**Task details**
Omit the pictures and output every entry below exactly as written.

**Dataset records**
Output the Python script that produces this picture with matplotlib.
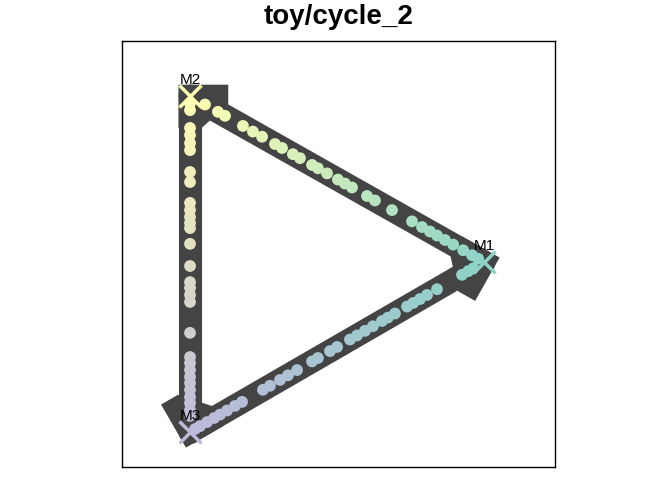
import numpy as np
import matplotlib
matplotlib.use("Agg")
import matplotlib.pyplot as plt
from matplotlib.colors import to_rgb
from matplotlib.patches import Polygon

plt.rcParams['font.family'] = ['Liberation Sans', 'DejaVu Sans']

# milestones (dimred coordinates) and their colours
milestone_ids = ["M1", "M2", "M3"]
milestone_x = [1.0, -0.5, -0.5]
milestone_y = [0.005, 0.852, -0.862]
milestone_cols = ["#8DD3C7", "#FFFFB3", "#BEBADA"]

# edges of the cycle
edge_from = ["M1", "M2", "M3"]
edge_to = ["M2", "M3", "M1"]

# cell progressions along each edge (percentage from 'from' to 'to')
prog_m1_m2 = [0.02, 0.041, 0.071, 0.105, 0.133, 0.160, 0.184, 0.211, 0.245, 0.313,
              0.371, 0.398, 0.449, 0.473, 0.497, 0.534, 0.565, 0.585, 0.626, 0.650,
              0.687, 0.711, 0.755, 0.786, 0.820, 0.881, 0.905, 0.949]
prog_m2_m3 = [0.021, 0.042, 0.095, 0.116, 0.140, 0.161, 0.226, 0.256, 0.318, 0.339,
              0.360, 0.378, 0.393, 0.440, 0.506, 0.554, 0.571, 0.592, 0.613, 0.705,
              0.777, 0.795, 0.815, 0.836, 0.854, 0.875, 0.896, 0.914, 0.935, 0.952]
prog_m3_m1 = [0.017, 0.034, 0.058, 0.082, 0.102, 0.126, 0.153, 0.177, 0.248, 0.272,
              0.306, 0.333, 0.364, 0.415, 0.435, 0.476, 0.500, 0.544, 0.568, 0.595,
              0.622, 0.653, 0.673, 0.697, 0.738, 0.759, 0.782, 0.806, 0.840, 0.925,
              0.946, 0.963]
progressions = [prog_m1_m2, prog_m2_m3, prog_m3_m1]

band_col = "#444444"
band_lw = 16.6
half_w = 0.059   # half band width in data units

pos = {m: np.array([x, y]) for m, x, y in zip(milestone_ids, milestone_x, milestone_y)}
col = {m: np.array(to_rgb(c)) for m, c in zip(milestone_ids, milestone_cols)}

fig = plt.figure(figsize=(6.72, 4.8), dpi=100)
ax = fig.add_axes([122 / 672, 13 / 480, 433 / 672, 426 / 480])

# trajectory bands
for f, t in zip(edge_from, edge_to):
    a, b = pos[f], pos[t]
    ax.plot([a[0], b[0]], [a[1], b[1]], color=band_col, lw=band_lw,
            solid_capstyle='round', zorder=1)
    # flag at the start of each edge
    u = (b - a) / np.linalg.norm(b - a)
    s = np.array([-u[1], u[0]])
    pts = [a - 0.058 * u - half_w * s,
           a - 0.058 * u + 0.195 * s,
           a + 0.041 * u + 0.195 * s,
           a + 0.163 * u + half_w * s,
           a + 0.163 * u - half_w * s]
    ax.add_patch(Polygon(pts, closed=True, facecolor=band_col, edgecolor='none', zorder=1))

# cells
for f, t, pr in zip(edge_from, edge_to, progressions):
    pr = np.array(pr)[:, None]
    xy = pos[f] * (1 - pr) + pos[t] * pr
    cc = col[f] * (1 - pr) + col[t] * pr
    ax.scatter(xy[:, 0], xy[:, 1], s=72, c=cc, edgecolors='none', zorder=2)

# milestones
for m in milestone_ids:
    ax.plot(pos[m][0], pos[m][1], marker='x', markersize=16, mew=2.5,
            color=col[m], zorder=3)
    ax.annotate(m, pos[m], xytext=(0, 8.5), textcoords='offset points',
                ha='center', va='baseline', fontsize=11, zorder=4)

ax.set_xlim(-0.847, 1.362)
ax.set_ylim(-1.041, 1.133)
ax.set_xticks([])
ax.set_yticks([])
for sp in ax.spines.values():
    sp.set_linewidth(1.0)
    sp.set_color('black')
ax.set_title("toy/cycle_2", fontsize=20, fontweight='bold', pad=12)

fig.savefig("out.png", dpi=100)
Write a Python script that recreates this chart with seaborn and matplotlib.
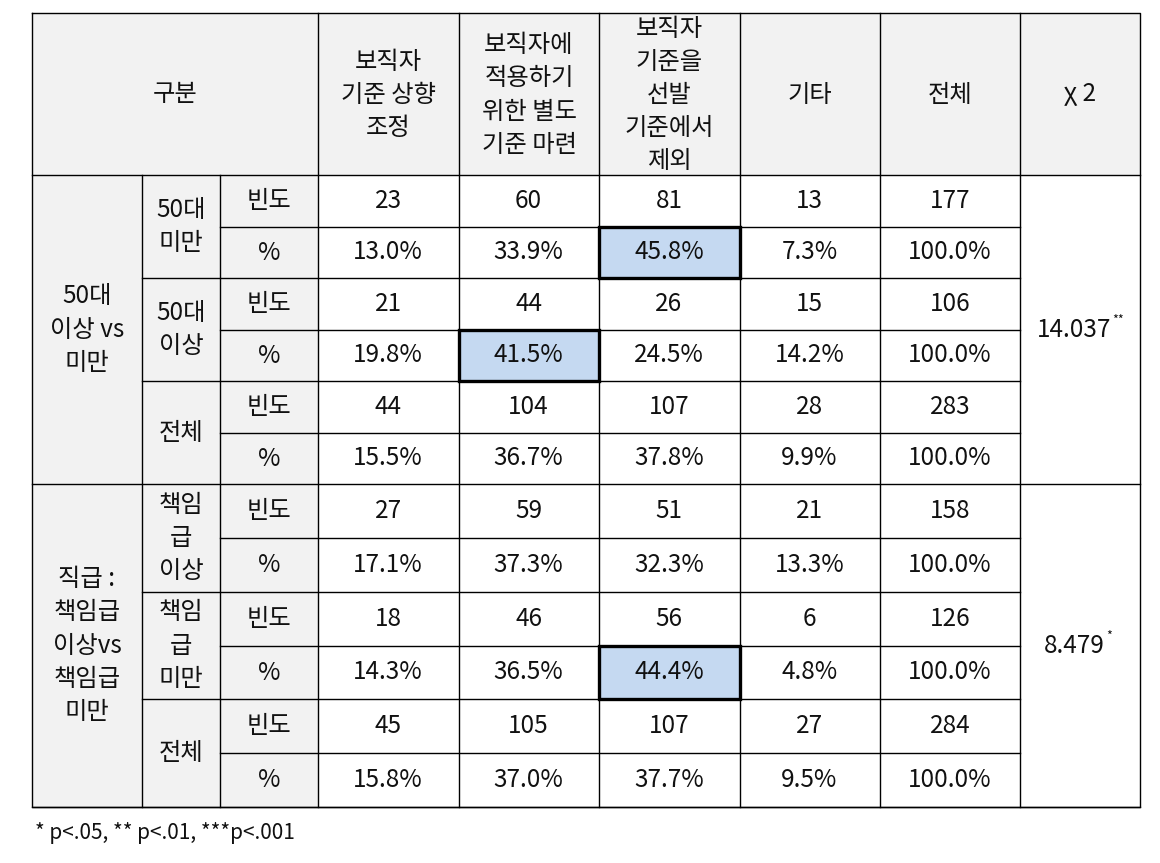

**Full answer**
Output the Python script that produces this picture with matplotlib.
import numpy as np
import matplotlib
matplotlib.use("Agg")
import matplotlib.pyplot as plt
from matplotlib.colors import to_rgb
from matplotlib.patches import Polygon

plt.rcParams['font.family'] = ['Liberation Sans', 'DejaVu Sans']

# milestones (dimred coordinates) and their colours
milestone_ids = ["M1", "M2", "M3"]
milestone_x = [1.0, -0.5, -0.5]
milestone_y = [0.005, 0.852, -0.862]
milestone_cols = ["#8DD3C7", "#FFFFB3", "#BEBADA"]

# edges of the cycle
edge_from = ["M1", "M2", "M3"]
edge_to = ["M2", "M3", "M1"]

# cell progressions along each edge (percentage from 'from' to 'to')
prog_m1_m2 = [0.02, 0.041, 0.071, 0.105, 0.133, 0.160, 0.184, 0.211, 0.245, 0.313,
              0.371, 0.398, 0.449, 0.473, 0.497, 0.534, 0.565, 0.585, 0.626, 0.650,
              0.687, 0.711, 0.755, 0.786, 0.820, 0.881, 0.905, 0.949]
prog_m2_m3 = [0.021, 0.042, 0.095, 0.116, 0.140, 0.161, 0.226, 0.256, 0.318, 0.339,
              0.360, 0.378, 0.393, 0.440, 0.506, 0.554, 0.571, 0.592, 0.613, 0.705,
              0.777, 0.795, 0.815, 0.836, 0.854, 0.875, 0.896, 0.914, 0.935, 0.952]
prog_m3_m1 = [0.017, 0.034, 0.058, 0.082, 0.102, 0.126, 0.153, 0.177, 0.248, 0.272,
              0.306, 0.333, 0.364, 0.415, 0.435, 0.476, 0.500, 0.544, 0.568, 0.595,
              0.622, 0.653, 0.673, 0.697, 0.738, 0.759, 0.782, 0.806, 0.840, 0.925,
              0.946, 0.963]
progressions = [prog_m1_m2, prog_m2_m3, prog_m3_m1]

band_col = "#444444"
band_lw = 16.6
half_w = 0.059   # half band width in data units

pos = {m: np.array([x, y]) for m, x, y in zip(milestone_ids, milestone_x, milestone_y)}
col = {m: np.array(to_rgb(c)) for m, c in zip(milestone_ids, milestone_cols)}

fig = plt.figure(figsize=(6.72, 4.8), dpi=100)
ax = fig.add_axes([122 / 672, 13 / 480, 433 / 672, 426 / 480])

# trajectory bands
for f, t in zip(edge_from, edge_to):
    a, b = pos[f], pos[t]
    ax.plot([a[0], b[0]], [a[1], b[1]], color=band_col, lw=band_lw,
            solid_capstyle='round', zorder=1)
    # flag at the start of each edge
    u = (b - a) / np.linalg.norm(b - a)
    s = np.array([-u[1], u[0]])
    pts = [a - 0.058 * u - half_w * s,
           a - 0.058 * u + 0.195 * s,
           a + 0.041 * u + 0.195 * s,
           a + 0.163 * u + half_w * s,
           a + 0.163 * u - half_w * s]
    ax.add_patch(Polygon(pts, closed=True, facecolor=band_col, edgecolor='none', zorder=1))

# cells
for f, t, pr in zip(edge_from, edge_to, progressions):
    pr = np.array(pr)[:, None]
    xy = pos[f] * (1 - pr) + pos[t] * pr
    cc = col[f] * (1 - pr) + col[t] * pr
    ax.scatter(xy[:, 0], xy[:, 1], s=72, c=cc, edgecolors='none', zorder=2)

# milestones
for m in milestone_ids:
    ax.plot(pos[m][0], pos[m][1], marker='x', markersize=16, mew=2.5,
            color=col[m], zorder=3)
    ax.annotate(m, pos[m], xytext=(0, 8.5), textcoords='offset points',
                ha='center', va='baseline', fontsize=11, zorder=4)

ax.set_xlim(-0.847, 1.362)
ax.set_ylim(-1.041, 1.133)
ax.set_xticks([])
ax.set_yticks([])
for sp in ax.spines.values():
    sp.set_linewidth(1.0)
    sp.set_color('black')
ax.set_title("toy/cycle_2", fontsize=20, fontweight='bold', pad=12)

fig.savefig("out.png", dpi=100)
Write a Python script that recreates this chart with seaborn and matplotlib.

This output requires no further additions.